Downloading the folowing libraries: numpy, scikit-learn, scipy, stanza
(versions used: stanza==1.0.1, scikit-learn==0.22.1, numpy==1.18.1, scipy==1.4.1)


## File type

A text file containing a line of text for each word of the format:
[word] [part of speech] [chunk] [NER tag]

The NER tag can be one of the following: 
"O","B-ORG", B-MISC", B-LOC", "B-PER","I-ORG","I-MISC","I-LOC","I-PER"

where "O" denotes a word that is not a named entity, "B" means the word is a beggining of a named entity, 
"I" means the word is within the named entity, and LOC, PER, ORG and MISC mean location, person, organisation and other, respectively. 

For the purpose of this, the model will not differentiate between "B" and "I" 


## Method 

This model uses a Suport Vector Machine from scikitlearn, with a linear kernel, with a seperate classifier for each NER tag (LOC, ORG, PER, MISC) 


In [None]:
clf = svm.SVC(kernel='linear', C=1)

### Features

The preprocessing steps of splitting and lemmatising the text is done in [TFIDFutils] and [TFIDFprepare]
The features are the following (note: they are all transformed to numbers):

#### part of speech and chunk
obtained from the data directly, using the code in [parseCoNLL.py](https://github.com/skrljanja/E3/blob/master/NewTrain/parseCoNLL.py)

#### form
boolean telling us whether a word starts with a capital letter and is followed by lowercase. 
the function that gives us this is defined in the file [isform.py](https://github.com/skrljanja/E3/blob/master/NewTrain/isform.py)

#### tf-idf 
gives two distinct tf-idf matrices, using the TfidfTransformer from the sklearn library. 

The first one has only one nonzero entry, corresponding to the observed word.  
The second one has up to six nonzero entries, corresponding to the surroundings of the observed word. 

#### embedding
the embedding vector using gloVe weighing.
    
### Testing method

The test is done using 5-fold cross validation from sklearn on the file [train.txt](https://github.com/skrljanja/E3/blob/master/NewTrain/train.txt).

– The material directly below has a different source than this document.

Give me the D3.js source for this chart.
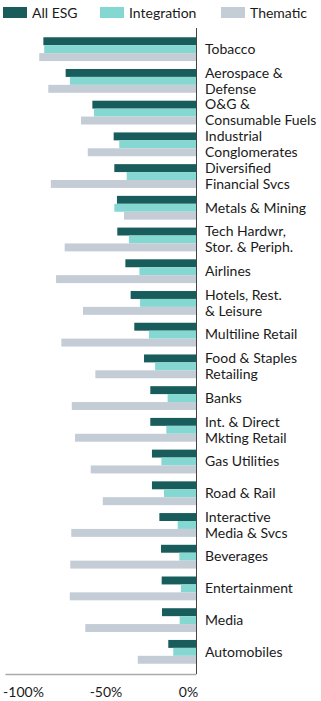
<!DOCTYPE html>
<html><head><meta charset="utf-8">
<script src="https://cdn.jsdelivr.net/npm/d3@7"></script>
<style>
html,body{margin:0;padding:0;background:#fff;}
text{font-family:Lato,sans-serif;fill:#1a1a1a;}
</style></head>
<body><svg id="c" width="321" height="701"></svg>
<script>
const categories = [
  ["Tobacco"],
  ["Aerospace &","Defense"],
  ["O&G &","Consumable Fuels"],
  ["Industrial","Conglomerates"],
  ["Diversified","Financial Svcs"],
  ["Metals & Mining"],
  ["Tech Hardwr,","Stor. & Periph."],
  ["Airlines"],
  ["Hotels, Rest.","& Leisure"],
  ["Multiline Retail"],
  ["Food & Staples","Retailing"],
  ["Banks"],
  ["Int. & Direct","Mkting Retail"],
  ["Gas Utilities"],
  ["Road & Rail"],
  ["Interactive","Media & Svcs"],
  ["Beverages"],
  ["Entertainment"],
  ["Media"],
  ["Automobiles"]
];
const allESG      = [-92.5,-79,-62.8,-49.9,-49.5,-47.9,-47.7,-42.8,-39.6,-37.4,-31.5,-27.7,-27.7,-26.7,-26.7,-22.2,-21.2,-20.8,-20.6,-16.8];
const integration = [-92,-76.4,-61.8,-46.5,-42,-49.5,-40.6,-34.3,-33.9,-28.5,-24.8,-17.2,-18,-21,-19.4,-11.1,-10.1,-9.1,-9.9,-13.8];
const thematic    = [-95,-89.5,-69.7,-65.6,-88,-43.6,-79.6,-84.8,-68.5,-81.6,-61,-75.3,-73.3,-63.8,-56.5,-75.6,-76.2,-76.5,-67.1,-35.3];
const seriesNames = ["All ESG","Integration","Thematic"];
const colors = ["#185c5c","#85d8d1","#c4ccd6"];
const tickValues = [-100,-50,0];
const tickLabels = ["-100%","-50%","0%"];

const svg = d3.select("#c");
const x0 = 196, pxPer = 1.65;
const x = d3.scaleLinear().domain([-(x0-5)/pxPer, 0]).range([5, x0]);
const idx = d3.range(categories.length);
const y = d3.scaleBand().domain(idx).range([33.3, 667.7]).paddingInner(0.25).paddingOuter(0.125);
const ys = d3.scaleBand().domain(d3.range(3)).range([0, y.bandwidth()]);
const FS = 14;

// legend
const lg = svg.append("g");
const legX = [3, 100, 221];
seriesNames.forEach((n,i)=>{
  lg.append("rect").attr("x",legX[i]).attr("y",7).attr("width",24).attr("height",11).attr("fill",colors[i]);
  lg.append("text").attr("x",legX[i]+29).attr("y",17.5).attr("font-size",FS).text(n);
});

const series = [allESG, integration, thematic];
series.forEach((vals,s)=>{
  svg.append("g").selectAll("rect").data(vals).join("rect")
    .attr("x", d=>x(d)).attr("width", d=>x(0)-x(d))
    .attr("y", (d,i)=>y(i)+ys(s)).attr("height", ys.bandwidth())
    .attr("fill", colors[s]);
});

// zero line
svg.append("line").attr("x1",x(0)+0.5).attr("x2",x(0)+0.5).attr("y1",28).attr("y2",674)
  .attr("stroke","#444").attr("stroke-width",1);

// bottom axis
const ax = svg.append("g").attr("transform","translate(0,674)");
ax.call(d3.axisBottom(x).tickValues(tickValues).tickSize(0).tickFormat((d,i)=>tickLabels[i]));
ax.select(".domain").attr("stroke","#aaa").attr("stroke-width",1.5);
ax.selectAll(".tick text").attr("font-size",FS).attr("font-family","Lato, sans-serif")
  .attr("fill","#1a1a1a").attr("dy","1.4em").attr("dx",-8);

// category labels
const lab = svg.append("g");
categories.forEach((lines,i)=>{
  const cy = y(i)+y.bandwidth()/2;
  const t = lab.append("text").attr("x",205).attr("font-size",FS);
  const n = lines.length;
  lines.forEach((l,j)=>{
    t.append("tspan").attr("x",205).attr("y", cy + (j-(n-1)/2)*16 + 4.8).text(l);
  });
});
</script></body></html>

It observes accuracy, f1, recall and precision

In [None]:
 scores = cross_validate(clf, X, y, scoring = ['accuracy','f1', 'recall', 'precision'], cv = 5)

### Running the test

The file which joins all of this together is [train.txt](https://github.com/skrljanja/E3/blob/master/NewTrain/train.txt), so running this file gives you the output of the scores. 

The file specifies the which NER tag it is observing in line 23, so by changing the value of the variable "anonType", the observed NER tag is changed.

# Results

This part of the notebook shows the scores obtained for each of the classifiers. 

### "LOC": 
Accuracy = 0.987813286

F1 = 0.838931792 

Recall = 0.782207018 

Precision = 0.90555553


### "ORG": 
Accuracy = 0.976755788

F1 = 0.727515648

Recall = 0.6345137160000001

Precision = 0.8532788200000001

### "MISC":
Accuracy = 0.991318242

F1 = 0.78165211

Recall = 0.693002248

Precision = 0.896755748